Arthur Pope--"Lies Of Our Fathers" (mp3)
I usually get depressed every year at this time.
The first reason, as I've known for awhile now, is because in working with seniors, I am in the odd situation of mourning their departure at the very time when they are celebrating their graduation. The job is bittersweet; I start the journey over again every year. I start it today.
The second reason was confirmed concretely Saturday night. Those of us who work in schools, unless we are the ones who get most of the phone calls, get to operate in the mostly blissful ignorance of where our students come from each morning and return to each night or, in the case of boarders, where they go during weekends away and breaks. But Saturday night, at a reception for seniors and their families, I watched and was even a part of too many uncomfortable interactions between students and their parents.
There was the father pretending that he had heard his son talk of me many times, when it was clear he had little connection with the boy at all; in fact, neither father nor son was staying at the reception. Both were headed out with friends. And though the father gave permission to his son to go to Mellow Mushroom, it was clear that said was for my benefit. The son wasn't asking. There was the boy who had arrived here emaciated a year and a half ago after struggling through life with his alcoholic mother in New York City. He lives with distant relatives gracious enough to take him in, but I didn't see them at the reception. There was the boy who wasn't at the reception at all, who wasn't coming to graduation either, his alienation from the entire senior class largely due to parents who move him from school to school because no school ever recognized their son's talents and greatness, a circumstance neither they nor he could handle.
In a pamphlet called "Understanding Independent School Parents" that I read a couple of summers ago, author and PhD. Michael Thompson, who specializes in children and families, argues that if we, as teachers, are going to love our students, we've got to love their parents as well. It made perfect sense to me at the time, and, in fact, I spouted this wisdom on more than one occassion.

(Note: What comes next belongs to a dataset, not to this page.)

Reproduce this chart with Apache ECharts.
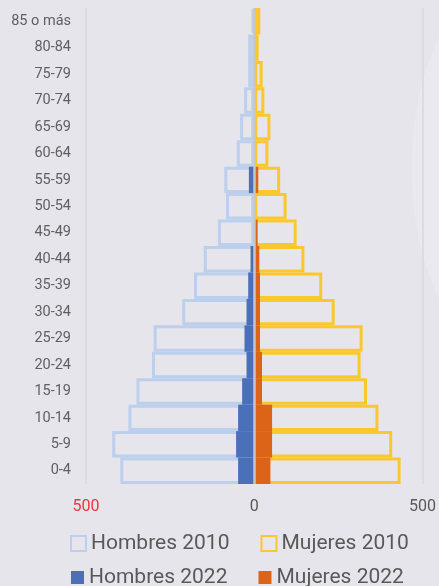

Today, I think it's pretty much bullshit. Yeah, it's an important stance for professional behavior, but if we were candid with ourselves, those of us who work with children spend a lot of our time trying to help children cope with the damage their parents have done to them. If we're lucky, we have the occasional opportunity to undo some of that damage. If we are aware enough, we have a chance to keep from feeding the fire.
To know that those children are sometimes trying to survive in the happy din of a graduation reception, perhaps dreading this night as much as any all year, perhaps putting on the necessary show to be part of the happy din, that is information I wish I did not have. And, no, I do not "love the parents" who are responsible for these situations. I do not love the parent who is selfish, childish, narcissistic, demeaning, destroying, disconnected.But do I think I've got it figured out? Not really.
As Philip Larkin notes in his poem, "This Be The Verse:"
They fuck you up, your mum and dad.
They may not mean to, but they do.
They fill you with the faults they had
And add some extra, just for you.
But they were fucked up in their turn
By fools in old-style hats and coats,
Who half the time were soppy-stern
And half at one another's throats.
Man hands on misery to man.
It deepens like a coastal shelf.
Get out as early as you can,
And don't have any kids yourself.
I appreciate Larkin's sense of irony. I appreciate the gentleness of his wisdom. And I think he's absolutely right. But it doesn't give me any sense of compassion for a parent or a set of parents who have put one of my students through hell this year. And the poem doesn't give me any feeling of superiority; Larkin has cleverly sucked all of us parents into his vision, even those who work at being good parents, at being selfless or involved or any other "good" quality.
You and me, good parents that we think we are, don't fuck 'em up any less, necessarily, just in different ways. And that is depressing. But, of course, I don't really believe that. And neither do you.